Configuring context root for web application libraries
By Aseembajaj-Oracle on Dec 22, 2008
There are many ways to configure context root for web applications and modules in WebLogic Server. There are rules around context root configuration of shared web application libraries too. This post intends to put all these configuration settings together. To read more about shared Java EE libraries supported by WebLogic Server, please refer to the documentation.
To begin with, let's go through context root configuration in non-library scenarios.
1. When a standalone web application is deployed, the context root is the file name sans the .war suffix. This can be overridden by the use of <context-root> setting in weblogic.xml. In such cases the configured value is used.
2. When an enterprise application is deployed without application.xml, enclosed web modules are deployed with context root of module URI sans the .war suffix. This scenario only works with release 10.0 (Java EE 5) onwards. On earlier edition, such an application would not deploy.
3. When an enterprise application is deployed with application.xml no module scanning is performed. The declared web modules are deployed with the value from the declared <context-root> element in application.xml. This element is mandatory according to schema for application.xml. This configuration would override any <context-root> declaration in weblogic.xml of the module.
WebLogic Server supports the use of shared web application libraries that can be referred to from any of the following:
1. Enterprise applications or shared enterprise application libraries
2. Web applications, web modules or shared web application libraries
The meaning of such a reference is different in the two cases. The former implies that the referred shared web application library be added as a module to the enterprise application artifact. In doing so, context-root of this web module is set to the library file name sans the .war suffix. Therefore, any <context-root> declaration in weblogic.xml is ignored. This behavior can be overridden:
1. While referring to a shared web application library using <library-ref> element in weblogic-application.xml, an optional element <context-root> may be used. This declaration ensures that the context root of the library web module is set to the configured value.
2. <context-root> setting in <library-ref> may be further overridden by the use of <library-context-root-override> element in weblogic-application.xml. This overriding configuration element has been added to cater to 3rd party library scenarios. Say customer app A.ear refers to vendor library V.ear which in turn refers to another vendor library V.war.

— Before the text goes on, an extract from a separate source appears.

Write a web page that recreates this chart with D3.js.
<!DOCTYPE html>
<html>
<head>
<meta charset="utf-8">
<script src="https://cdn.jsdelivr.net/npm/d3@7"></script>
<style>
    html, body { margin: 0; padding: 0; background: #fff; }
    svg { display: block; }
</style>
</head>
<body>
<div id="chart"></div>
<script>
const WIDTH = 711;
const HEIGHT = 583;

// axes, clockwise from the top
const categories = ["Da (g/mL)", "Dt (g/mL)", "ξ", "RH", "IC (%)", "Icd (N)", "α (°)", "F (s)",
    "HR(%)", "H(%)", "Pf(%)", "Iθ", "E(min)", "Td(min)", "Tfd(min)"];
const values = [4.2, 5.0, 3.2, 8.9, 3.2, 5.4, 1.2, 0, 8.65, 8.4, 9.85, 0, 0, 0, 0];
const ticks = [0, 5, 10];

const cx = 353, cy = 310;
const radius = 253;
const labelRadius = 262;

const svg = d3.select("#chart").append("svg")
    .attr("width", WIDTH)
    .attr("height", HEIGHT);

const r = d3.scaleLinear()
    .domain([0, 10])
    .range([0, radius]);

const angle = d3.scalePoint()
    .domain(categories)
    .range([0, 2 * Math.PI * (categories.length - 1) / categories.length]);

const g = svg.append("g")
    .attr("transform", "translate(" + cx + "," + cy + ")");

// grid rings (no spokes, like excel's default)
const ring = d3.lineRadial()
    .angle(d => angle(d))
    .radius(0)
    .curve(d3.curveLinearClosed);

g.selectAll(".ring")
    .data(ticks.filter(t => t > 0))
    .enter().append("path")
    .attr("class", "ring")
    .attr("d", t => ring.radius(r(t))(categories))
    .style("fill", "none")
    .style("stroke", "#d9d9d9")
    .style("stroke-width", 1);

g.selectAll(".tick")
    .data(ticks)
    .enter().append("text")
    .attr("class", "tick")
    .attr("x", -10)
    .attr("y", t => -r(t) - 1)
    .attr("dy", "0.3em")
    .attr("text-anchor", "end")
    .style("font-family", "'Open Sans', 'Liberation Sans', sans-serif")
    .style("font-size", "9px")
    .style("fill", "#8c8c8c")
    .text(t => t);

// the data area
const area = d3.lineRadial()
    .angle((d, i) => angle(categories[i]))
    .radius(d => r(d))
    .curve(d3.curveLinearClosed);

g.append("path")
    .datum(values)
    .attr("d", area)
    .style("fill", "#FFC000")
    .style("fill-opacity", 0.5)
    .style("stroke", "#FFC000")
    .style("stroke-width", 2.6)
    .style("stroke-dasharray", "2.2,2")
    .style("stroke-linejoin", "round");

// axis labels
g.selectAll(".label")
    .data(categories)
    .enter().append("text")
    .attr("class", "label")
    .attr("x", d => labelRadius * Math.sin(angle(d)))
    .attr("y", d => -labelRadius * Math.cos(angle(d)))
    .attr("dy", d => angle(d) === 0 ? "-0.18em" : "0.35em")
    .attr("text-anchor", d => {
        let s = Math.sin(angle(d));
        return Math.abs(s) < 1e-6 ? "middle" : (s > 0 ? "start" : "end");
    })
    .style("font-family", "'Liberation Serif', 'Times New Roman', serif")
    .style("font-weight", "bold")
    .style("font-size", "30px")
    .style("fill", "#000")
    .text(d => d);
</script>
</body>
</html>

Since customer has no control over <library-ref> declaration in V.ear, <library-context-root-override> gives her a way to override context root for V.war.
When a web application, module or shared library refers to a shared web application library, the latter is merged into the former. In such cases, <context-root> declaration in weblogic.xml of the library is ignored. <context-root> declaration in <library-ref> of weblogic.xml is also ignored.
After I sent out the compilation of these rules to a colleague of mine, Konstantin Komissarchik, he wrote back requesting a few clarifications. I though it'll be useful to share his queries and my responses in this post.
Q. Could you confirm that the library name (as specified in manifest or at deployment) is not considered here and that the starting value is always based on library file name?
A. Yes, the name is NOT considered.
Q. What about the exploded web library case? Is that even supported?
A. It is supported and the same rules apply as archived shared web application libraries.
Q. Could you confirm that library-context-root-override is more generic than just the above scenario? Let's assume an EAR referencing libraries that don't reference other libraries. Can library-context-root-override be used instead of context-root element of library-ref when referencing a war library?
A. No. <library-context-root-override> only overrides <context-root> of <library-ref>. It's not good by itself. In your scenario, you'll have to use <context-root> under <library-ref>.
Q. Can library-context-root-override be used when referencing ear library to override context roots of contained web modules?
A. No. In fact there is no such configuration that could be applied to enterprise shared library reference that would override configuration for all modules.
Q. If you have A.ear referencing library B.war, and you have <context-root> specified in <library-ref> element for B.war, can you then override that context root using <library-context-root-override> in the same
weblogic-application.xml file? Or can only override <context-root> declarations from indirect references.
A. Yes, you can apply <library-context-root-override> to a context-root declared in <context-root> declaration of <library-ref> of the same weblogic-application.xml
Q. Are there any nesting limits on how deep of a reference you can override? Say you have A.ear which references library B.ear which references C.ear which references D.war and specifies <context-root>. Can you use <library-context-root-override> element in A.ear to change the context root that D.war is mapped to?
A. There are no nesting limits on libraries. So there is no nesting limit for this override. In this scenario, the use of <library-context-root-override> would work.
Q. Is it possible to use <library-context-root-override> in an EAR library (rather than EAR application)? In the scenario described in #2 above, can <library-context-root-override> be placed in B.ear or C.ear and have the same effect of placing it in A.ear. If the answer to this question is yes, what happens if you want to override again in A.ear? Is that allowed? If yes, are you overriding the override or the original value specified in the <context-root> element.
A. The schema of weblogic-application.xml is the same for enterprise applications and shared enterprise application libraries. So the presence of <library-context-root-override> is allowed in weblogic-application.xml of shared enterprise application libraries. But it is ignored.